In the land of liberty, chips are known as French Fries, let’s not confuse the two. French Fires are skinny and long, and the British chips are thick slices of potato that are fried until crispy on the outside and tender on the inside. If you are into watching the calories, then thick chips absorb less oil than thin ones, making chunkier chips healthier. I am sure it doesn’t matter if you eat more anyway.
The trick to getting the chips perfect is to fry them twice. The first fry is at a lower temperature and softens the potato; the second turn in the hot oil is at a higher temp and achieves that signature crispy exterior.
This recipe requires only potatoes and your chosen oil. The potatoes are sliced, rinsed, treated and then drained and dried. The chips are fried in batches, drained, and fried again until golden.
Though there are a lot of preferences in the wide world of chip options, one thing can’t be debated: the importance of the perfect preparation method. In the fish and chip world, we generally have three options, and in this article, we will focus on the blanched chip.

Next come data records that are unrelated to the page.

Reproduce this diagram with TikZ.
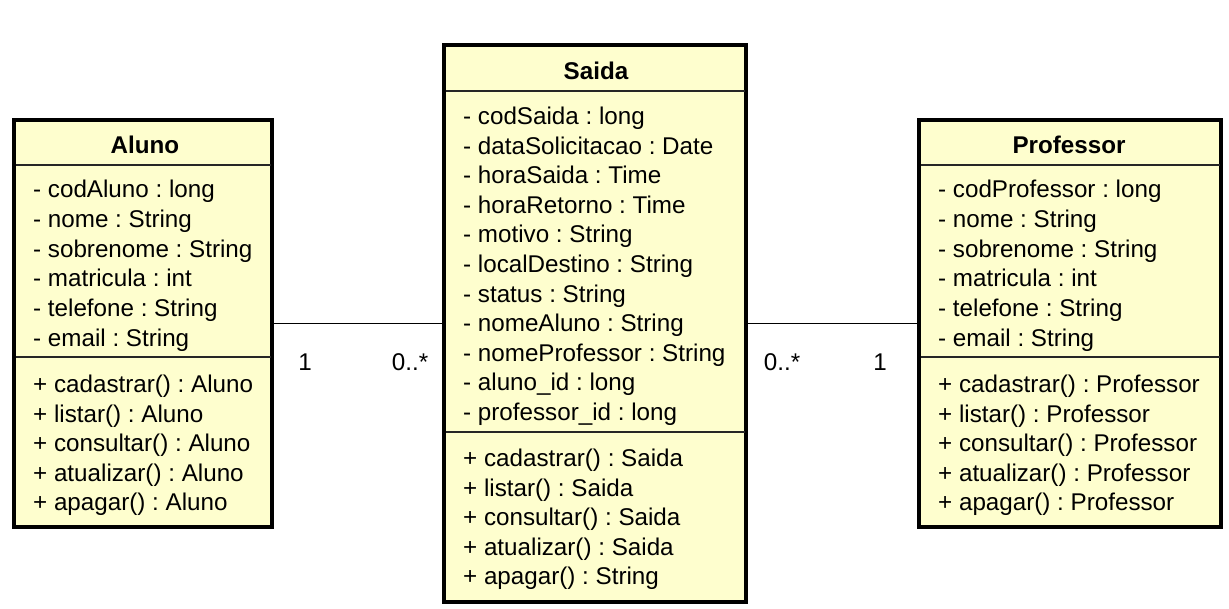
\documentclass[tikz,border=0pt]{standalone}
\usepackage{fontspec}
\setmainfont{Liberation Sans}
\frenchspacing
\begin{document}
\begin{tikzpicture}[x=1pt,y=-1pt,
  every node/.style={font=\fontsize{24.2}{28}\selectfont, inner sep=0pt},
  umlbox/.style={draw=black, line width=3.2pt, fill=umlfill, inner sep=0pt},
  divline/.style={draw=black!85, line width=1.5pt},
  conn/.style={draw=black, line width=1.6pt},
  attr/.style={anchor=base west},
  hdr/.style={anchor=base, font=\fontsize{24.2}{28}\selectfont\bfseries},
  mult/.style={anchor=base}]
\definecolor{umlfill}{HTML}{FEFECE}
\useasboundingbox (0,0) rectangle (1229,609);
% boxes
\node[umlbox, minimum width=258pt, minimum height=407pt] (aluno) at (143,323.5) {};
\node[umlbox, minimum width=302pt, minimum height=557pt] (saida) at (595,323.5) {};
\node[umlbox, minimum width=302pt, minimum height=407pt] (prof) at (1070,323.5) {};
% dividers
\draw[divline] (15.5,165) -- (270.5,165);
\draw[divline] (15.5,357) -- (270.5,357);
\draw[divline] (445.5,91) -- (744.5,91);
\draw[divline] (445.5,432) -- (744.5,432);
\draw[divline] (920.5,165) -- (1219.5,165);
\draw[divline] (920.5,357) -- (1219.5,357);
% connectors
\draw[conn] (aluno) -- (saida);
\draw[conn] (saida) -- (prof);
\node[mult] (m1) at (305,370.5) {1};
\node[mult] (m2) at (410,370.5) {0..*};
\node[mult] (m3) at (782,370.5) {0..*};
\node[mult] (m4) at (880,370.5) {1};
% Aluno
\node[hdr] (ah) at (145,153.5) {Aluno};
\foreach \t [count=\i] in {- codAluno : long, - nome : String, - sobrenome : String, - matricula : int, - telefone : String, - email : String}
  \node[attr] (aa\i) at (33,{189+8.5+(\i-1)*29.8}) {\t};
\foreach \t [count=\i] in {+ cadastrar() : Aluno, + listar() : Aluno, + consultar() : Aluno, + atualizar() : Aluno, + apagar() : Aluno}
  \node[attr] (am\i) at (33,{384+8.5+(\i-1)*29.6}) {\t};
% Saida
\node[hdr] (sh) at (596,79.5) {Saida};
\foreach \t [count=\i] in {- codSaida : long, - dataSolicitacao : Date, - horaSaida : Time, - horaRetorno : Time, - motivo : String, - localDestino : String, - status : String, - nomeAluno : String, - nomeProfessor : String, - aluno\_id : long, - professor\_id : long}
  \node[attr] (sa\i) at (463,{116+8.5+(\i-1)*29.6}) {\t};
\foreach \t [count=\i] in {+ cadastrar() : Saida, + listar() : Saida, + consultar() : Saida, + atualizar() : Saida, + apagar() : String}
  \node[attr] (sm\i) at (463,{458+8.5+(\i-1)*29.6}) {\t};
% Professor
\node[hdr] (ph) at (1069,153.5) {Professor};
\foreach \t [count=\i] in {- codProfessor : long, - nome : String, - sobrenome : String, - matricula : int, - telefone : String, - email : String}
  \node[attr] (pa\i) at (938,{189+8.5+(\i-1)*29.8}) {\t};
\foreach \t [count=\i] in {+ cadastrar() : Professor, + listar() : Professor, + consultar() : Professor, + atualizar() : Professor, + apagar() : Professor}
  \node[attr] (pm\i) at (938,{384+8.5+(\i-1)*29.6}) {\t};
\end{tikzpicture}
\end{document}
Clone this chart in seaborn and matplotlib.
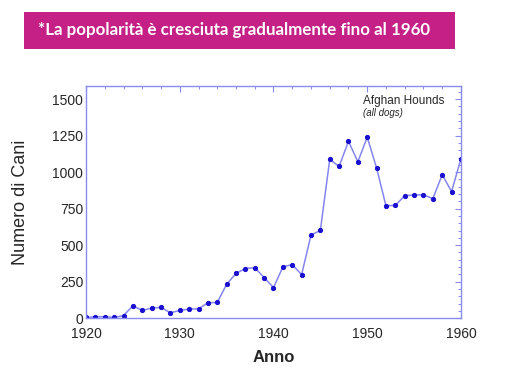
import matplotlib.pyplot as plt
import matplotlib.patches as mpatches
from matplotlib.ticker import MultipleLocator
import pandas as pd
import seaborn as sns

years = list(range(1920, 1961))
dogs = [5, 10, 10, 5, 18, 85, 53, 69, 74, 37,
        53, 62, 64, 105, 108, 232, 307, 340, 346, 278,
        209, 351, 367, 298, 569, 601, 1087, 1039, 1211, 1071,
        1239, 1028, 769, 773, 838, 844, 844, 819, 982, 867,
        1092]

title_text = "*La popolarità è cresciuta gradualmente fino al 1960"
x_label = "Anno"
y_label = "Numero di Cani"
legend_main = "Afghan Hounds"
legend_sub = "(all dogs)"

LINE = "#8585f2"
DOT = "#1a10d0"
FRAME = "#8a8af0"


def main():
    df = pd.DataFrame({"Anno": years, "Cani": dogs})

    sns.set_style("white")
    plt.rcParams["font.family"] = ["Liberation Sans", "DejaVu Sans"]

    fig = plt.figure(figsize=(5.06, 3.77), dpi=100)
    ax = fig.add_axes([0.170, 0.156, 0.741, 0.616])

    sns.lineplot(data=df, x="Anno", y="Cani", ax=ax, color=LINE, linewidth=1.1,
                 marker="o", markersize=3.0, markerfacecolor=DOT,
                 markeredgecolor=DOT)

    ax.set_xlim(1920, 1960)
    ax.set_ylim(0, 1590)
    ax.xaxis.set_major_locator(MultipleLocator(10))
    ax.xaxis.set_minor_locator(MultipleLocator(2))
    ax.yaxis.set_major_locator(MultipleLocator(250))
    ax.yaxis.set_minor_locator(MultipleLocator(50))
    ax.tick_params(which="both", direction="in", top=True, right=True,
                   color=FRAME, labelsize=10, pad=2)
    ax.tick_params(axis="x", which="major", pad=6)
    ax.tick_params(which="major", length=4, width=0.8)
    ax.tick_params(which="minor", length=2, width=0.7)
    for s in ax.spines.values():
        s.set_color(FRAME)
        s.set_linewidth(1.0)

    ax.set_xlabel(x_label, fontsize=12, fontweight="bold", labelpad=7)
    ax.set_ylabel(y_label, fontsize=13, labelpad=17)

    ax.text(0.739, 0.935, legend_main, transform=ax.transAxes, ha="left",
            va="center", fontsize=8.5)
    ax.text(0.739, 0.884, legend_sub, transform=ax.transAxes, ha="left",
            va="center", fontsize=7, style="italic")

    fig.patches.append(mpatches.Rectangle((24 / 506, 1 - 49 / 377), 431 / 506, 37 / 377,
                                          transform=fig.transFigure,
                                          facecolor="#c42086", edgecolor="none"))
    fig.text(38 / 506, 1 - 30.5 / 377, title_text, color="white", fontsize=12.2,
             fontweight="bold", va="center", ha="left",
             family=["Lato", "DejaVu Sans"])

    fig.savefig("out.png", dpi=100)


if __name__ == "__main__":
    main()
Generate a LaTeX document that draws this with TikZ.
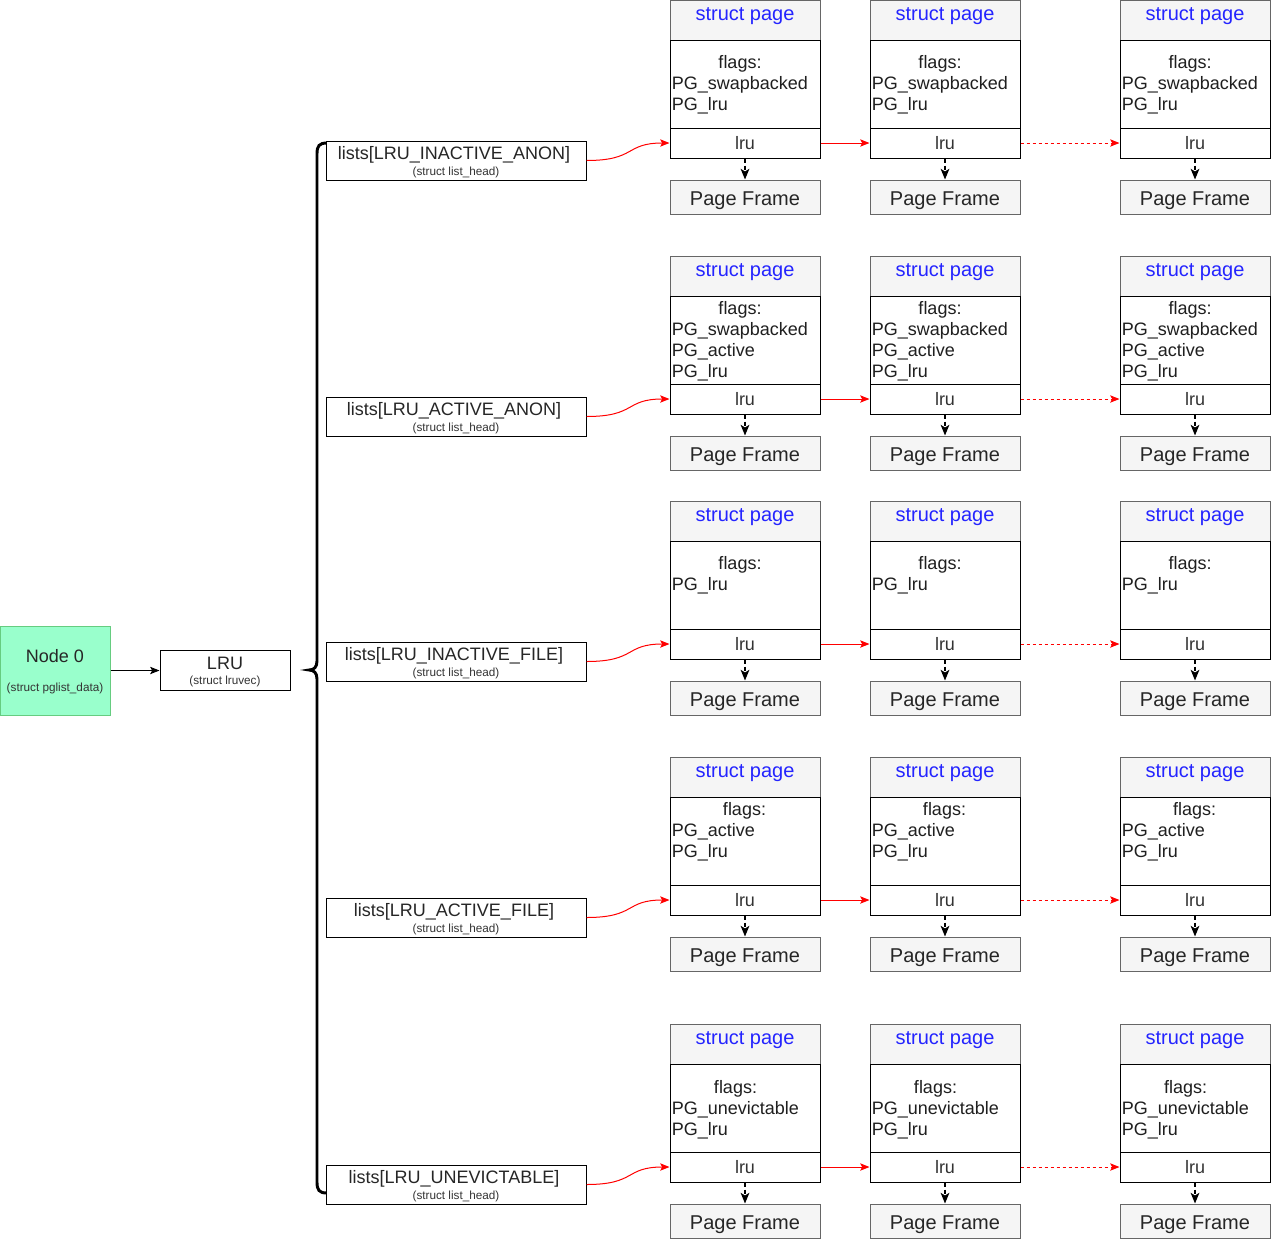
\documentclass[tikz,border=0pt]{standalone}
\usepackage{fontspec}
\setmainfont{Liberation Sans}
\usetikzlibrary{arrows.meta}
\definecolor{hdrfill}{HTML}{F5F5F5}
\definecolor{grayline}{HTML}{666666}
\definecolor{txtgray}{HTML}{333333}
\definecolor{pageblue}{HTML}{2424FF}
\definecolor{nodegreen}{HTML}{99FFCC}
\definecolor{nodeborder}{HTML}{66CC80}
\definecolor{linkred}{HTML}{FF0000}
\newcommand\pgtab[1]{\begin{tabular}[t]{@{}l@{}}#1\end{tabular}}
\begin{document}
\begin{tikzpicture}[x=0.75pt,y=-0.75pt,
  box/.style={draw, line width=0.75pt, minimum width=112.5pt, inner sep=0pt},
  hdr/.style={box, draw=grayline, fill=hdrfill, minimum height=30pt},
  body/.style={box, draw=black, fill=white, minimum height=66pt},
  lrubox/.style={box, draw=black, fill=white, minimum height=22.5pt, text=txtgray, font=\fontsize{13.5}{16}\selectfont},
  pfbox/.style={box, draw=grayline, fill=hdrfill, minimum height=25.5pt, text=black!85, font=\fontsize{15}{18}\selectfont},
  hdrtext/.style={inner sep=0pt, text=pageblue, font=\fontsize{15}{18}\selectfont},
  flagtext/.style={anchor=base, inner sep=0pt, text=black!88, font=\fontsize{13.5}{15.75}\selectfont},
  pgtext/.style={anchor=base west, inner sep=0pt, text=black!88, font=\fontsize{13.5}{15.75}\selectfont},
  listbox/.style={draw, line width=0.75pt, fill=white, minimum width=195pt, minimum height=29.25pt, inner sep=0pt},
  titletext/.style={inner sep=0pt, text=black!85, font=\fontsize{13.5}{16}\selectfont},
  subtext/.style={inner sep=0pt, text=black!80, font=\fontsize{8.8}{10}\selectfont},
  redlink/.style={draw=linkred, line width=0.75pt, -{Stealth[length=7pt,width=5.5pt,inset=1.5pt]}},
  reddash/.style={redlink, dash pattern=on 2.25pt off 2.25pt},
  framelink/.style={draw=black, line width=1.1pt, dash pattern=on 3pt off 2.25pt, -{Stealth[length=8pt,width=6.5pt,inset=2pt]}},
  blacklink/.style={draw=black, line width=0.75pt, -{Stealth[length=7pt,width=5.5pt,inset=1.5pt]}}
]
\useasboundingbox (0,0) rectangle (1271,1240);

% Node 0 and LRU
\node[draw=nodeborder, fill=nodegreen, line width=0.75pt, minimum width=82.5pt, minimum height=66.75pt, inner sep=0pt] (node0) at (55,670.5) {};
\node[titletext] (node0t) at (55,656.5) {Node 0};
\node[subtext] (node0s) at (55,688.5) {(struct pglist\_data)};
\node[draw, line width=0.75pt, fill=white, minimum width=97.5pt, minimum height=30pt, inner sep=0pt] (lruvec) at (225,670) {};
\node[titletext] (lruvect) at (225,663) {LRU};
\node[subtext] (lruvecs) at (225,681.5) {(struct lruvec)};
\draw[blacklink] (node0.east) -- (node0.east -| lruvec.west);

% brace
\draw[line width=2.2pt, line cap=round] (327,143) .. controls (319,143) and (317,146) .. (317,154)
  -- (317,661) .. controls (317,667) and (314,670) .. (309,670)
  .. controls (314,670) and (317,673) .. (317,679)
  -- (317,1182) .. controls (317,1190) and (319,1193) .. (327,1193);

\foreach \r/\t/\nm/\pg/\fb/\fx in {
  1/0/INACTIVE\_ANON/{PG\_swapbacked\\PG\_lru}/68.5/-5,
  2/256/ACTIVE\_ANON/{PG\_swapbacked\\PG\_active\\PG\_lru}/58.5/-5,
  3/501/INACTIVE\_FILE/{PG\_lru}/68.5/-5,
  4/757/ACTIVE\_FILE/{PG\_active\\PG\_lru}/58.5/-0.5,
  5/1024/UNEVICTABLE/{PG\_unevictable\\PG\_lru}/69.5/-9.5}{
  \node[listbox] (list-\r) at (456,\t+160.5) {};
  \node[titletext] (listt-\r) at (454,\t+155) {lists[LRU\_\nm]};
  \node[subtext] (lists-\r) at (456,\t+172) {(struct list\_head)};
  \foreach \c/\x in {1/745,2/945,3/1195}{
    \node[hdr] (hdr-\r-\c) at (\x,\t+20) {};
    \node[hdrtext] (hdrt-\r-\c) at (\x,\t+16.5) {struct page};
    \node[body] (body-\r-\c) at (\x,\t+84) {};
    \node[flagtext] (flags-\r-\c) at (\x+\fx,\t+\fb) {flags:};
    \node[pgtext] (pg-\r-\c) at (\x-73.5,\t+\fb+21) {\pgtab{\pg}};
    \node[lrubox] (lru-\r-\c) at (\x,\t+143) {lru};
    \node[pfbox] (pf-\r-\c) at (\x,\t+197) {\raisebox{-2.5pt}[\height][\depth]{Page Frame}};
    \draw[framelink] (lru-\r-\c.south) -- (pf-\r-\c.north);
  }
  \draw[redlink] (list-\r.east) .. controls +(50,0) and +(-45,0) .. (lru-\r-1.west);
  \draw[redlink] (lru-\r-1.east) -- (lru-\r-2.west);
  \draw[reddash] (lru-\r-2.east) -- (lru-\r-3.west);
}
\end{tikzpicture}
\end{document}
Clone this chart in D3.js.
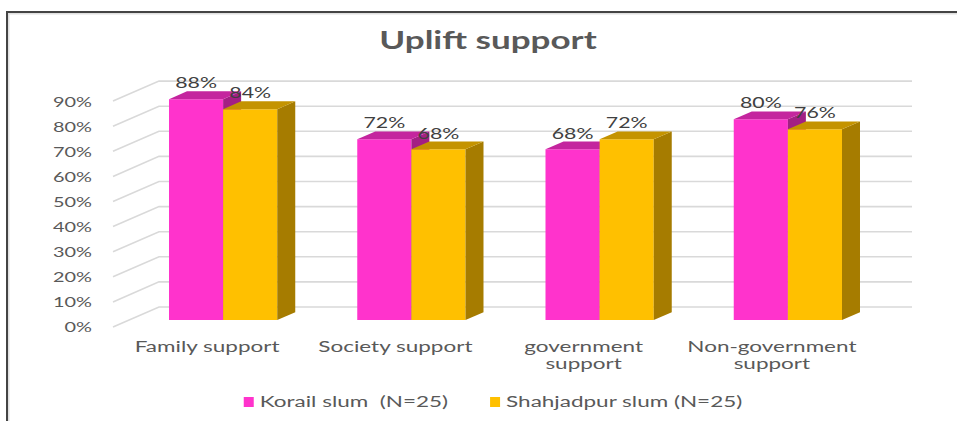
<!DOCTYPE html>
<html>
<head>
<meta charset="utf-8">
<script src="https://cdn.jsdelivr.net/npm/d3@7/dist/d3.min.js"></script>
<style>
  html, body { margin: 0; padding: 0; background: #fff; }
  svg { display: block; }
  text { font-family: Lato, "Open Sans", sans-serif; white-space: pre; }
</style>
</head>
<body>
<svg id="chart" width="957" height="421"></svg>
<script>
// ---- data ----
const categories = ["Family support", "Society support", "government support", "Non-government support"];
const seriesNames = ["Korail slum  (N=25)", "Shahjadpur slum (N=25)"];
const korail = [0.88, 0.72, 0.68, 0.80];
const shahjadpur = [0.84, 0.68, 0.72, 0.76];
const yTicks = [0, 0.1, 0.2, 0.3, 0.4, 0.5, 0.6, 0.7, 0.8, 0.9];
const titleText = "Uplift support";

// ---- styling ----
const W = 957, H = 421;
const SX = 1.42;                 // horizontal glyph stretch for numbers
const SXT = 1.5;                 // horizontal glyph stretch for words
const fronts = ["#FF33CC", "#FFC000"];
const tops   = ["#C4259E", "#C49300"];
const sides  = ["#A31F84", "#A67C00"];

// oblique 3D projection: depth d moves right and up
const slope = 0.435;
const wallDepth = 46, barD0 = 16, barD1 = 34;
const proj = (X, Y, d) => [X + d, Y - d * slope];

const svg = d3.select("#chart");

// outer frame (left and top edges)
svg.append("path").attr("d", `M8.5,${H} V13.5 H${W}`)
  .attr("fill", "none").attr("stroke", "#e0e0e0").attr("stroke-width", 2);
svg.append("path").attr("d", `M7,${H} V12 H${W}`)
  .attr("fill", "none").attr("stroke", "#444").attr("stroke-width", 2);

// scales (front plane)
const x = d3.scaleBand().domain(categories).range([113, 866])
  .paddingInner(0.425).paddingOuter(0.2125);
const xs = d3.scaleBand().domain(seriesNames).range([0, x.bandwidth()]);
const y = d3.scaleLinear().domain([0, 0.9]).range([327, 327 - 225.9]);

// title
svg.append("text")
  .attr("transform", `translate(488,49) scale(1.46,1)`)
  .attr("text-anchor", "middle")
  .attr("font-size", 24).attr("font-weight", 700).attr("fill", "#595959")
  .text(titleText);

// gridlines: left side wall diagonals + back wall horizontals
const grid = svg.append("g").attr("stroke", "#d9d9d9").attr("stroke-width", 1.6).attr("fill", "none");
yTicks.forEach(t => {
  const a = proj(113, y(t), 0), b = proj(113, y(t), wallDepth), c = proj(866, y(t), wallDepth);
  grid.append("path").attr("d", `M${a[0]},${a[1]} L${b[0]},${b[1]} L${c[0]},${c[1]}`);
});

// y axis labels
const yAxis = svg.append("g").attr("transform", "translate(92,0)")
  .call(d3.axisLeft(y).tickValues(yTicks).tickFormat(d3.format(".0%")).tickSize(0).tickPadding(0));
yAxis.select(".domain").remove();
yAxis.selectAll("text")
  .attr("x", 0).attr("dy", "0.35em")
  .attr("transform", `scale(${SX},1)`)
  .attr("font-family", "Lato, 'Open Sans', sans-serif")
  .attr("font-size", 14).attr("fill", "#595959");

// bars
const rows = categories.map((c, i) => ({ cat: c, vals: [korail[i], shahjadpur[i]] }));
const bars = svg.append("g");
rows.forEach(r => {
  r.vals.forEach((v, s) => {
    const X0 = x(r.cat) + xs(seriesNames[s]);
    const X1 = X0 + xs.bandwidth();
    const yb = y(0), yt = y(v);
    const p = (X, Y, d) => proj(X, Y, d).join(",");
    // front face
    bars.append("path").attr("fill", fronts[s])
      .attr("d", `M${p(X0, yb, barD0)} L${p(X1, yb, barD0)} L${p(X1, yt, barD0)} L${p(X0, yt, barD0)}Z`);
    // right side face
    bars.append("path").attr("fill", sides[s])
      .attr("d", `M${p(X1, yb, barD0)} L${p(X1, yb, barD1)} L${p(X1, yt, barD1)} L${p(X1, yt, barD0)}Z`);
    // top face
    bars.append("path").attr("fill", tops[s])
      .attr("d", `M${p(X0, yt, barD0)} L${p(X1, yt, barD0)} L${p(X1, yt, barD1)} L${p(X0, yt, barD1)}Z`);
  });
});

// value labels
const labels = svg.append("g");
rows.forEach(r => {
  r.vals.forEach((v, s) => {
    const Xc = x(r.cat) + xs(seriesNames[s]) + xs.bandwidth() / 2;
    const top = proj(Xc, y(v), barD1);
    labels.append("text")
      .attr("transform", `translate(${Xc + barD0},${top[1] - 3}) scale(${SX},1)`)
      .attr("text-anchor", "middle")
      .attr("font-size", 15).attr("fill", "#404040")
      .text(d3.format(".0%")(v));
  });
});

// category axis
const wrapWidth = 165;
const xAxis = svg.append("g").attr("transform", "translate(0,338)")
  .call(d3.axisBottom(x).tickSize(0).tickPadding(0));
xAxis.select(".domain").remove();
xAxis.selectAll("text").each(function(d) {
  const t = d3.select(this);
  t.text(null).attr("y", 0).attr("dy", null)
    .attr("transform", `scale(${SXT},1)`)
    .attr("font-family", "Lato, 'Open Sans', sans-serif")
    .attr("font-size", 15).attr("fill", "#595959");
  // wrap long category names
  const words = d.split(" ");
  const lines = [];
  let cur = [];
  const probe = t.append("tspan");
  words.forEach(w => {
    const trial = cur.concat(w).join(" ");
    probe.text(trial);
    if (cur.length && probe.node().getComputedTextLength() * SXT > wrapWidth) {
      lines.push(cur.join(" "));
      cur = [w];
    } else cur.push(w);
  });
  lines.push(cur.join(" "));
  probe.remove();
  lines.forEach((ln, i) => {
    t.append("tspan").attr("x", 0).attr("y", 14 + i * 17).text(ln);
  });
});

// legend
const legend = svg.append("g");
const items = seriesNames.map((n, i) => {
  const g = legend.append("g");
  g.append("rect").attr("width", 10).attr("height", 10).attr("y", -5).attr("fill", fronts[i]);
  const tx = g.append("text").attr("transform", `translate(16,0) scale(${SXT},1)`)
    .attr("dy", "0.35em").attr("font-size", 15).attr("fill", "#595959").text(n);
  return { g, w: 16 + tx.node().getComputedTextLength() * SXT };
});
const gap = 42;
const total = d3.sum(items, d => d.w) + gap * (items.length - 1);
let lx = 493 - total / 2;
items.forEach(it => { it.g.attr("transform", `translate(${lx},402)`); lx += it.w + gap; });
</script>
</body>
</html>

Yes, a perfectly timed oil bath is essential, but it’s the step just prior that makes or breaks your chips. Blanching is the process of frying your raw chips at a lower temperature. They are left in the oil for a time interval, then removed and immediately placed into a container or left in a basket.
Then when ready, you fry at a higher temperature to get a perfectly cooked crispy chip.
Blanching has several great benefits.
If you aren’t treating your chips in an antioxidant solution, then a significant upside to blanching is that it deactivates the enzymes that turn your food an unappetizing brown colour.
When potatoes are chipped and then left out to sit for extended periods, enzymes in the potato react with oxygen particles causing this discolouration.
A properly blanched chip will give you a very crisp outer coating, and a nice fluffy inside. One of the benefits of working with a blanched chip is that it gives you more control over the quality of the chip being served to the customer.
The blanching method can cut down on waste if you are only finishing off what you need and when you need.
Blanching also works to reduce the moisture content of the chip, helping them crisp up much more easily when finished. Blanching will add taste and texture benefits to your chips. A blanched will lend extra crispness and golden colour to your final product.
It is best to avoid blanching chips if you don’t like the crisp texture, I always find that blanched chips need more salt and vinegar (which I like). Blanched chips do not like being held in the hot box for too long either. One of the worst things you can do to a blanched chip is to chill them, the starches stiffen, and you get a coating of oil between the wall coating of the chip and the interior.
🟢 Start with chips that have been treated and dry.
🟢 Add to oil set to 150c and fry for 7 minutes.
🟢 The chips should be soft to touch and pale in colour.
🟢 Take out, set aside (do not refrigerate).
🟢 When ready to fry for customer scoop desired amount into hot oil around 185c for 90 seconds.
🟢 Note: Start here and fine-tune. Points to consider are what oil you fry in, what range you have and chip dimensions.